Take the listing from its first line through the line that contains "ax = fig.add_axes([0, 0, 1, 1])" and please retype those lines exactly, leaving out the pictures.

-- begin --

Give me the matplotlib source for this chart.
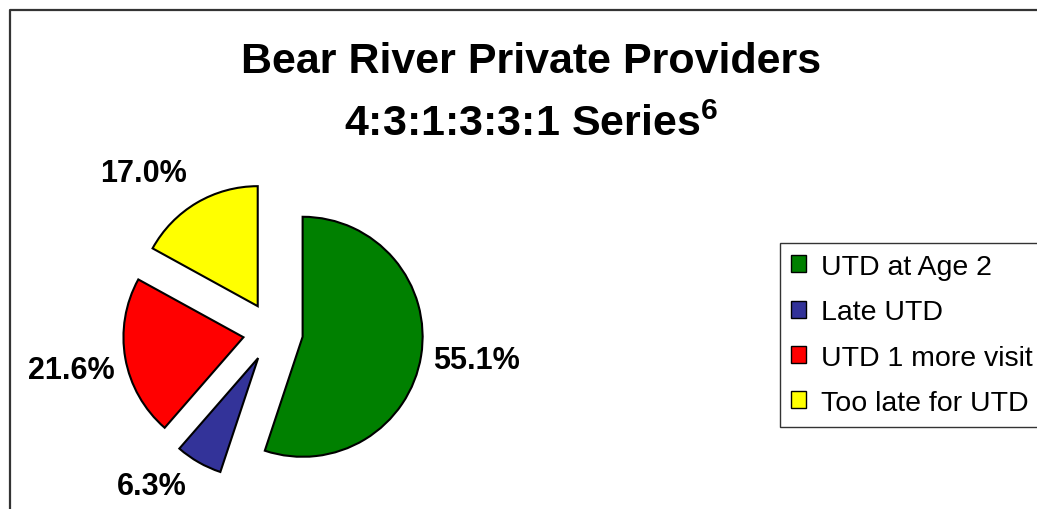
import math
import matplotlib
matplotlib.use('Agg')
import matplotlib.pyplot as plt
from matplotlib.patches import Patch
from matplotlib.lines import Line2D

plt.rcParams['font.family'] = ['Liberation Sans', 'DejaVu Sans']
plt.rcParams['mathtext.fontset'] = 'custom'
plt.rcParams['mathtext.bf'] = 'Liberation Sans:bold'
plt.rcParams['mathtext.rm'] = 'Liberation Sans:bold'
plt.rcParams['mathtext.default'] = 'bf'

# data
categories = ['UTD at Age 2', 'Late UTD', 'UTD 1 more visit', 'Too late for UTD']
shares = [55.1, 6.3, 21.6, 17.0]
colors = ['#008000', '#333399', '#FF0000', '#FFFF00']
title_lines = ['Bear River Private Providers', '4:3:1:3:3:1 Series$^{6}$']

# label placement tweaks (Excel puts labels a bit off the bisector)
label_shift_deg = [1.6, -10.0, 0.8, 10.0]
label_dist = [1.46, 1.39, 1.46, 1.46]

W, H = 1037, 510
fig = plt.figure(figsize=(W / 100, H / 100), dpi=100)
ax = fig.add_axes([0, 0, 1, 1])

# chart area frame (left and top edges visible)
ax.add_line(Line2D([10, 10, W + 5], [-5, H - 11, H - 11], color='#333333', lw=1.6))

wedges, texts = ax.pie(
    shares, colors=colors, startangle=90, counterclock=False,
    explode=[30] * len(shares), center=(273, H - 333), radius=120,
    wedgeprops=dict(edgecolor='black', linewidth=1.5))
ax.set_xlim(0, W)
ax.set_ylim(0, H)
ax.set_aspect('equal')
ax.axis('off')

for w, v, sh, d in zip(wedges, shares, label_shift_deg, label_dist):
    mid = math.radians(0.5 * (w.theta1 + w.theta2) + sh)
    cx, cy = w.center
    ax.text(cx + d * w.r * math.cos(mid), cy + d * w.r * math.sin(mid),
            f'{v:.1f}%', fontsize=22, fontweight='bold', ha='center', va='center')

ax.text(531, H - 62, title_lines[0], fontsize=31, fontweight='bold', ha='center', va='center')
ax.text(531, H - 125, title_lines[1], fontsize=31, fontweight='bold', ha='center', va='center')

handles = [Patch(facecolor=c, edgecolor='black', linewidth=1) for c in colors]
leg = fig.legend(handles, categories, loc='upper left',
                 bbox_to_anchor=(780 / W, 1 - 244 / H), fontsize=20.5,
                 frameon=True, fancybox=False, edgecolor='black',
                 handlelength=0.55, handleheight=0.55, handletextpad=0.5,
                 labelspacing=0.68, borderpad=0.38, borderaxespad=0)
leg.get_frame().set_linewidth(1.0)

fig.savefig('out.png', dpi=100)
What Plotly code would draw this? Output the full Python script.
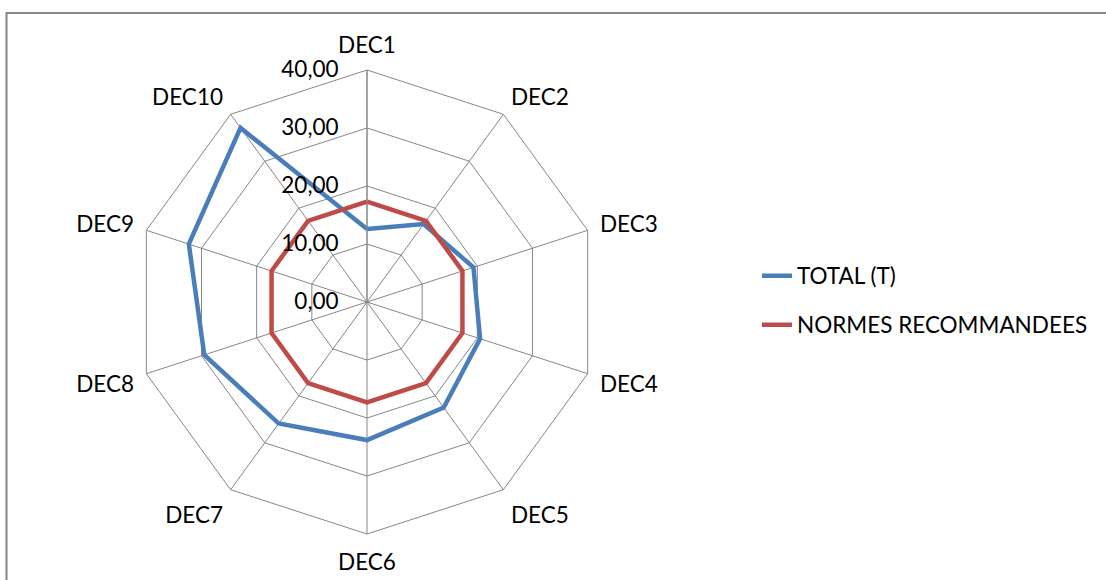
import plotly.graph_objects as go

categories = ["DEC1", "DEC2", "DEC3", "DEC4", "DEC5", "DEC6", "DEC7", "DEC8", "DEC9", "DEC10"]
total_t = [12.6, 16.6, 19.3, 20.5, 22.5, 23.8, 25.9, 29.5, 32.3, 37.1]
normes = [17.3, 17.3, 17.3, 17.3, 17.3, 17.3, 17.3, 17.3, 17.3, 17.3]
tick_vals = [0, 10, 20, 30, 40]

W, H = 1106, 580
cx, cy, R = 367, 302, 232
FONT = "Lato"
FS = 22.5

fig = go.Figure()
fig.add_trace(go.Scatterpolar(
    r=total_t + total_t[:1], theta=categories + categories[:1],
    mode="lines", name="TOTAL (T)",
    line=dict(color="#4A7EBB", width=4.5), legend="legend"))
fig.add_trace(go.Scatterpolar(
    r=normes + normes[:1], theta=categories + categories[:1],
    mode="lines", name="NORMES RECOMMANDEES",
    line=dict(color="#BE4B48", width=4.5), legend="legend2"))

grid = "#868686"
fig.update_layout(
    width=W, height=H,
    margin=dict(l=0, r=0, t=0, b=0),
    paper_bgcolor="white",
    separators=", ",
    font=dict(family=FONT, size=FS, color="black"),
    polar=dict(
        domain=dict(x=[(cx - R) / W, (cx + R) / W],
                    y=[(H - cy - R) / H, (H - cy + R) / H]),
        bgcolor="white",
        gridshape="linear",
        angularaxis=dict(direction="clockwise", rotation=90,
                         linecolor=grid, linewidth=1, gridcolor=grid, gridwidth=1,
                         showline=True, ticks="outside", ticklen=8,
                         tickcolor="rgba(0,0,0,0)", tickfont=dict(size=FS)),
        radialaxis=dict(range=[0, 40], tickvals=tick_vals, tickformat=".2f",
                        angle=90, side="counterclockwise", tickangle=90,
                        linecolor=grid, linewidth=1, gridcolor=grid, gridwidth=1,
                        showline=True, ticks="outside", ticklen=20,
                        tickcolor="rgba(0,0,0,0)", tickfont=dict(size=FS)),
    ),
    showlegend=True,
    legend=dict(x=757 / W, y=1 - 276 / H, xanchor="left", yanchor="middle",
                bgcolor="rgba(0,0,0,0)", font=dict(size=FS)),
    legend2=dict(x=757 / W, y=1 - 325 / H, xanchor="left", yanchor="middle",
                 bgcolor="rgba(0,0,0,0)", font=dict(size=FS)),
    shapes=[dict(type="rect", xref="paper", yref="paper",
                 x0=6.5 / W, x1=1.02, y0=-0.05, y1=1 - 13 / H,
                 line=dict(color="#868686", width=2), layer="below")],
)

fig.write_html("out.html")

-- end --

■ EXPECTED ANSWER:
Give me the matplotlib source for this chart.
import math
import matplotlib
matplotlib.use('Agg')
import matplotlib.pyplot as plt
from matplotlib.patches import Patch
from matplotlib.lines import Line2D

plt.rcParams['font.family'] = ['Liberation Sans', 'DejaVu Sans']
plt.rcParams['mathtext.fontset'] = 'custom'
plt.rcParams['mathtext.bf'] = 'Liberation Sans:bold'
plt.rcParams['mathtext.rm'] = 'Liberation Sans:bold'
plt.rcParams['mathtext.default'] = 'bf'

# data
categories = ['UTD at Age 2', 'Late UTD', 'UTD 1 more visit', 'Too late for UTD']
shares = [55.1, 6.3, 21.6, 17.0]
colors = ['#008000', '#333399', '#FF0000', '#FFFF00']
title_lines = ['Bear River Private Providers', '4:3:1:3:3:1 Series$^{6}$']

# label placement tweaks (Excel puts labels a bit off the bisector)
label_shift_deg = [1.6, -10.0, 0.8, 10.0]
label_dist = [1.46, 1.39, 1.46, 1.46]

W, H = 1037, 510
fig = plt.figure(figsize=(W / 100, H / 100), dpi=100)
ax = fig.add_axes([0, 0, 1, 1])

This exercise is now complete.